Political Correctness in UK
One of the many varied treats offered each week by the British magazine The Spectator (first published in 1828) is the result of a literary Competition (currently managed by Lucy Vickery).
The Spectator issue for 8 September gives the results of Competition 2663 in which readers were invited to submit a politically correct version of a well-known fairy tale. Vickery’s inspiration for this topic was James Finn Garner’s Politically Correct Bedtime Stories: Modern Tales for Our Life and Times, “who recasts favourite yarns to take account of modern political sensibilities”. The five prize-winning entries published in this issue are up to the usual superb standard of imagination, writing and (where appropriate, as here) satire, exhibited in this column.

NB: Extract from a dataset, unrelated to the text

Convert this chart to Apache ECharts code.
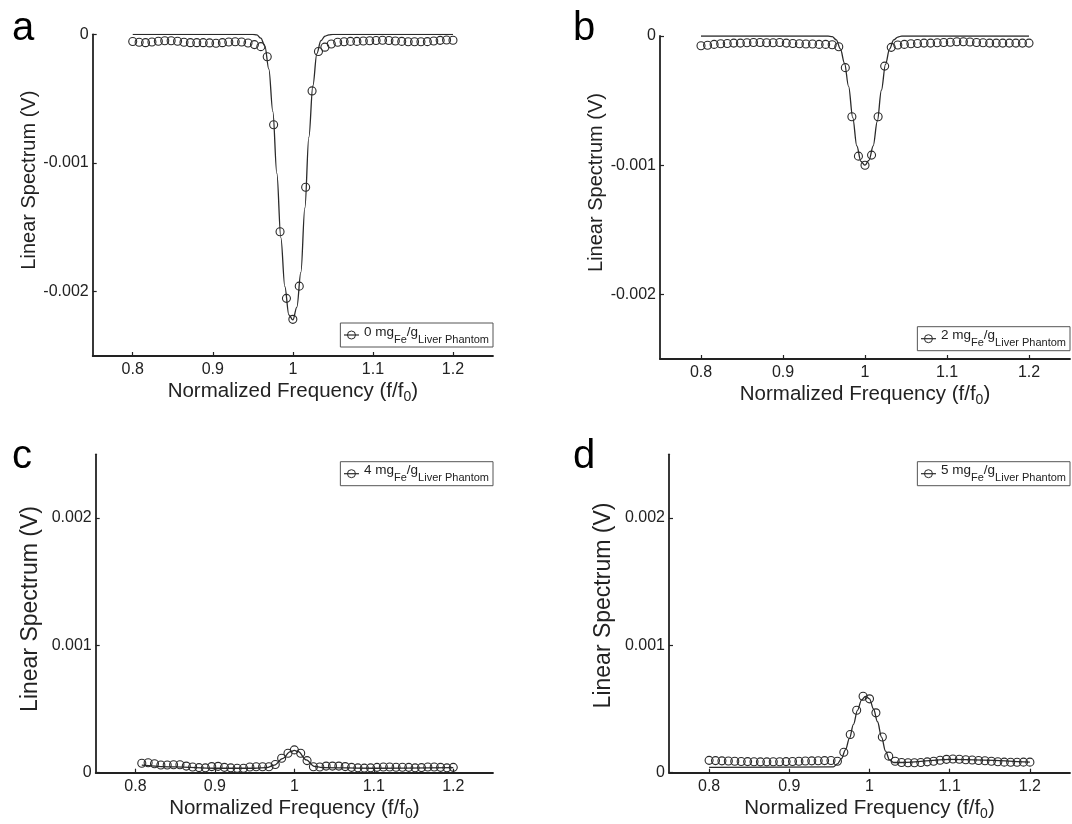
<!DOCTYPE html>
<html>
<head>
<meta charset="utf-8">
<script src="https://cdn.jsdelivr.net/npm/echarts@6/dist/echarts.min.js"></script>
<style>
  html, body { margin: 0; padding: 0; background: #fff; }
  #chart { width: 1072px; height: 824px; }
</style>
</head>
<body>
<div id="chart"></div>
<script>
// ---------------- DATA ----------------
const freq = [0.800,0.808,0.816,0.824,0.832,0.840,0.848,0.856,0.864,0.872,
  0.880,0.888,0.896,0.904,0.912,0.920,0.928,0.936,0.944,0.952,
  0.960,0.968,0.976,0.984,0.992,1.000,1.008,1.016,1.024,1.032,
  1.040,1.048,1.056,1.064,1.072,1.080,1.088,1.096,1.104,1.112,
  1.120,1.128,1.136,1.144,1.152,1.160,1.168,1.176,1.184,1.192,1.200];

// panel a: 0 mg Fe / g
const measA = [-0.000056,-0.000062,-0.000065,-0.000060,-0.000054,-0.000050,-0.000050,-0.000054,-0.000062,-0.000065,
  -0.000065,-0.000065,-0.000067,-0.000070,-0.000065,-0.000060,-0.000058,-0.000060,-0.000068,-0.000080,
  -0.000096,-0.000174,-0.000703,-0.001535,-0.002052,-0.002215,-0.001957,-0.001189,-0.000440,-0.000134,
  -0.000100,-0.000075,-0.000062,-0.000058,-0.000055,-0.000055,-0.000052,-0.000050,-0.000048,-0.000046,
  -0.000048,-0.000052,-0.000055,-0.000058,-0.000058,-0.000058,-0.000057,-0.000052,-0.000047,-0.000044,-0.000046];
const fitAx = [0.8,0.95,0.955,0.96,0.965,0.97,0.975,0.98,0.985,0.99,0.995,1.0,1.005,1.01,1.015,1.02,1.025,1.03,1.035,1.04,1.045,1.05,1.2];
const fitAy = [0,0,-0.000005,-0.00003,-0.00009,-0.00027,-0.00060,-0.00108,-0.00158,-0.00196,-0.00218,-0.00222,-0.00212,-0.00185,-0.00135,-0.00080,-0.00040,-0.00015,-0.00005,-0.000015,-0.000004,0,0];

// panel b: 2 mg Fe / g
const measB = [-0.000075,-0.000072,-0.000065,-0.000060,-0.000058,-0.000055,-0.000055,-0.000052,-0.000050,-0.000050,
  -0.000052,-0.000052,-0.000050,-0.000055,-0.000058,-0.000060,-0.000062,-0.000062,-0.000065,-0.000065,
  -0.000068,-0.000083,-0.000245,-0.000625,-0.000930,-0.001000,-0.000922,-0.000625,-0.000233,-0.000088,
  -0.000070,-0.000065,-0.000060,-0.000058,-0.000055,-0.000055,-0.000052,-0.000050,-0.000048,-0.000045,
  -0.000045,-0.000047,-0.000050,-0.000052,-0.000055,-0.000055,-0.000055,-0.000055,-0.000055,-0.000055,-0.000055];
const fitBx = [0.8,0.955,0.96,0.965,0.97,0.975,0.98,0.985,0.99,0.995,1.0,1.005,1.01,1.015,1.02,1.025,1.03,1.035,1.04,1.045,1.2];
const fitBy = [0,0,-0.000005,-0.00003,-0.0001,-0.00021,-0.00039,-0.00063,-0.00085,-0.00097,-0.001,-0.00096,-0.00085,-0.00066,-0.00042,-0.00022,-0.0001,-0.00003,-0.000008,0,0];

// panel c: 4 mg Fe / g (first point at 0.808)
const freqC = freq.slice(1);
const measC = [0.000074,0.000078,0.000070,0.000060,0.000060,0.000063,0.000062,0.000052,0.000045,0.000040,
  0.000038,0.000048,0.000050,0.000042,0.000038,0.000035,0.000035,0.000045,0.000047,0.000047,
  0.000047,0.000064,0.000113,0.000153,0.000179,0.000153,0.000095,0.000047,0.000045,0.000052,
  0.000052,0.000052,0.000048,0.000042,0.000038,0.000036,0.000038,0.000042,0.000045,0.000045,
  0.000043,0.000043,0.000042,0.000038,0.000040,0.000045,0.000045,0.000042,0.000038,0.000042];
const fitCx = [0.808,0.85,0.9,0.95,0.965,0.975,0.985,0.995,1.0,1.005,1.015,1.025,1.035,1.1,1.2];
const fitCy = [0.00006,0.000045,0.000035,0.000035,0.00004,0.00006,0.00011,0.000165,0.000175,0.000165,0.0001,0.00005,0.00004,0.000035,0.00004];

// panel d: 5 mg Fe / g
const measD = [0.000097,0.000095,0.000093,0.000092,0.000090,0.000088,0.000087,0.000086,0.000085,0.000085,
  0.000086,0.000086,0.000087,0.000088,0.000090,0.000092,0.000093,0.000094,0.000095,0.000096,
  0.000090,0.000160,0.000300,0.000490,0.000600,0.000580,0.000470,0.000280,0.000130,0.000090,
  0.000080,0.000078,0.000078,0.000080,0.000085,0.000090,0.000098,0.000105,0.000108,0.000106,
  0.000102,0.000100,0.000096,0.000094,0.000090,0.000086,0.000083,0.000082,0.000082,0.000083,0.000083];
const fitDx = [0.8,0.955,0.96,0.965,0.97,0.975,0.98,0.985,0.99,0.995,1.0,1.005,1.01,1.015,1.02,1.025,1.03,1.04,1.1,1.2];
const fitDy = [0.000042,0.000045,0.00007,0.00011,0.00018,0.00027,0.00038,0.00049,0.00057,0.0006,0.00058,0.0005,0.0004,0.00028,0.00017,0.0001,0.00008,0.00008,0.000105,0.000083];

const xTicks = [0.8,0.9,1.0,1.1,1.2];
const xTickLabels = ['0.8','0.9','1','1.1','1.2'];
const yTicksNeg = [-0.002,-0.001,0];
const yTickLabelsNeg = ['-0.002','-0.001','0'];
const yTicksPos = [0,0.001,0.002];
const yTickLabelsPos = ['0','0.001','0.002'];
const concentrations = ['0','2','4','5'];
const panelLetters = ['a','b','c','d'];
const xName = ['Normalized Frequency (f/f', '0', ')'];
const yName = 'Linear Spectrum (V)';

// ---------------- LAYOUT / STYLE ----------------
const FONT = "'Liberation Sans', Arial, Helvetica, sans-serif";
const INK = '#222';
const grids = [
  {left: 92.7, top: 34.3, width: 400.3, height: 321.7},
  {left: 660,  top: 36,   width: 410,   height: 323},
  {left: 95.7, top: 454.3, width: 397.3, height: 318.4},
  {left: 669,  top: 454.3, width: 401,   height: 318.4}
];
const yRanges = [[-0.0025,0],[-0.0025,0],[0,0.0025],[0,0.0025]];
const yNameSize = [20,20,23,23];
const yNameGap = [51,52,54,54];
const yNameShift = [30,30,9,16];
const legendPos = [
  {right: 579, top: 323},
  {right: 2, top: 326.7},
  {right: 579, top: 461.7},
  {right: 2, top: 461.7}
];
const letterPos = [[12,9],[573,9],[12,437],[573,437]];

function lookup(vals, labels) {
  return function (v) {
    for (let i = 0; i < vals.length; i++) {
      if (Math.abs(vals[i] - v) < 1e-9) return labels[i];
    }
    return '';
  };
}

const xAxes = [], yAxes = [], series = [], legends = [], graphics = [];
for (let i = 0; i < 4; i++) {
  xAxes.push({
    gridIndex: i, type: 'value', min: 0.75, max: 1.25,
    axisLine: {show: true, onZero: false, lineStyle: {color: INK, width: 1.8}},
    axisTick: {show: true, inside: true, length: 4, customValues: xTicks, lineStyle: {color: INK, width: 1.2}},
    axisLabel: {customValues: xTicks, formatter: lookup(xTicks, xTickLabels), margin: 6,
      fontSize: 16, color: INK, fontFamily: FONT},
    splitLine: {show: false},
    name: '{n|' + xName[0] + '}{s|' + xName[1] + '}{n|' + xName[2] + '}',
    nameLocation: 'middle', nameGap: 23,
    nameTextStyle: {
      rich: {
        n: {fontSize: 20.5, color: INK, fontFamily: FONT},
        s: {fontSize: 14, color: INK, fontFamily: FONT, padding: [11, 0, 0, 0]}
      }
    }
  });
  const neg = yRanges[i][0] < 0;
  const yt = neg ? yTicksNeg : yTicksPos;
  const ytl = neg ? yTickLabelsNeg : yTickLabelsPos;
  yAxes.push({
    gridIndex: i, type: 'value', min: yRanges[i][0], max: yRanges[i][1],
    axisLine: {show: true, onZero: false, lineStyle: {color: INK, width: 1.8}},
    axisTick: {show: true, inside: true, length: 4, customValues: yt, lineStyle: {color: INK, width: 1.2}},
    axisLabel: {customValues: yt, formatter: lookup(yt, ytl), margin: 4,
      fontSize: 16, color: INK, fontFamily: FONT},
    splitLine: {show: false},
    name: yName, nameLocation: 'middle', nameGap: yNameGap[i],
    nameTextStyle: {fontSize: yNameSize[i], color: INK, fontFamily: FONT,
      padding: [0, 0, 0, yNameShift[i]]}
  });
}

const measSets = [measA, measB, measC, measD];
const measX = [freq, freq, freqC, freq];
const fitX = [fitAx, fitBx, fitCx, fitDx];
const fitY = [fitAy, fitBy, fitCy, fitDy];
for (let i = 0; i < 4; i++) {
  const sname = 'meas' + i;
  series.push({
    name: 'fit' + i, type: 'line', xAxisIndex: i, yAxisIndex: i,
    data: fitX[i].map((x, j) => [x, fitY[i][j]]),
    showSymbol: false, smooth: 0.35, smoothMonotone: 'x',
    lineStyle: {color: '#2a2a2a', width: 1.3},
    silent: true, z: 2
  });
  series.push({
    name: sname, type: 'line', xAxisIndex: i, yAxisIndex: i,
    data: measX[i].map((x, j) => [x, measSets[i][j]]),
    symbol: 'circle', symbolSize: 8, showSymbol: true,
    lineStyle: {width: 0, opacity: 0},
    itemStyle: {color: 'rgba(255,255,255,0)', borderColor: '#2a2a2a', borderWidth: 1.1},
    silent: true, z: 3
  });
  legends.push(Object.assign({
    data: [sname], orient: 'horizontal', selectedMode: false,
    padding: [2, 4, 2, 3], itemWidth: 15, itemHeight: 10, itemGap: 0,
    borderColor: '#555', borderWidth: 1, backgroundColor: '#fff',
    lineStyle: {color: '#2a2a2a', width: 1.2, opacity: 1},
    itemStyle: {color: 'rgba(255,255,255,0)', borderColor: '#2a2a2a', borderWidth: 1},
    formatter: function () {
      return '{m|' + concentrations[i] + ' mg}{s|Fe}{m|/g}{s|Liver Phantom}';
    },
    textStyle: {
      rich: {
        m: {fontSize: 13.5, lineHeight: 15, color: INK, fontFamily: FONT, padding: [0, 0, 6, 0]},
        s: {fontSize: 11, lineHeight: 12, color: INK, fontFamily: FONT, padding: [9, 0, 0, 0]}
      }
    }
  }, legendPos[i]));
  graphics.push({
    type: 'text', left: letterPos[i][0], top: letterPos[i][1], silent: true,
    style: {text: panelLetters[i], font: '40px ' + FONT, fill: '#000'}
  });
}

const chart = echarts.init(document.getElementById('chart'), null, {renderer: 'canvas'});
chart.setOption({
  backgroundColor: '#fff',
  animation: false,
  grid: grids.map(g => Object.assign({containLabel: false}, g)),
  xAxis: xAxes,
  yAxis: yAxes,
  legend: legends,
  series: series,
  graphic: graphics
});
</script>
</body>
</html>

The one which took the extra “fiver” (5 pounds sterling) is reproduced below. The enviable author is Bill Greenwell. The efforts of his co-winners, who received 30 GBP for their labours, are available here.
“An omnivorous, optically-challenged wiccan appropriates two pre-pubescent and differently-gendered siblings whose adoptive mother and natural father, themselves victims of a recession, have allegedly relinquished their custodial responsibilities. The siblings, exercising their right to roam, have nonetheless invaded the personal space of the wiccan, and defied national advisory consumption guidelines relating to body-mass index by eating her dwelling-house, which is biodegradable but high in fat content. She in turn force-feeds the male child, contrary to the spirit of Regulation Nf 1538/91 of the European Commission (June 1991), and employs the female child as a service operative, contrary to both EU directive 94/33/EC and the Children and Young Persons Act 1933. The children perform person-slaughter upon the wiccan, and do not adequately dispose of the cremains. They also appropriate valuables, contrary to The Treasure Act of 1996. After returning to their father’s domicile, they live happily for an indeterminate subsequent period.”
That week’s challenge by Ms Vickery was:
No. 2666: Pseuds corner
“You are invited to supply an example of pretentious, pseudo-intellectual tosh in the shape of a review of a TV or radio soap opera or any other piece of entertainment — book, play, film — aimed at the mass market (150 words maximum). Entries should be submitted by email, where possible, to firstname.lastname@example.org by midday on 22 September.”
And the current challenge, No. 2668, if you are very quick, is to send in a poem “that contains advice from young to old” (16 lines maximum), by midday on 6 October.
Since September 2008 lucky Australian Spectator fans and addicts (like myself) have been able to purchase a separate Australian edition, with 12 extra pages of Australian content (mainly current political and social commentary). It is published three days after the British edition.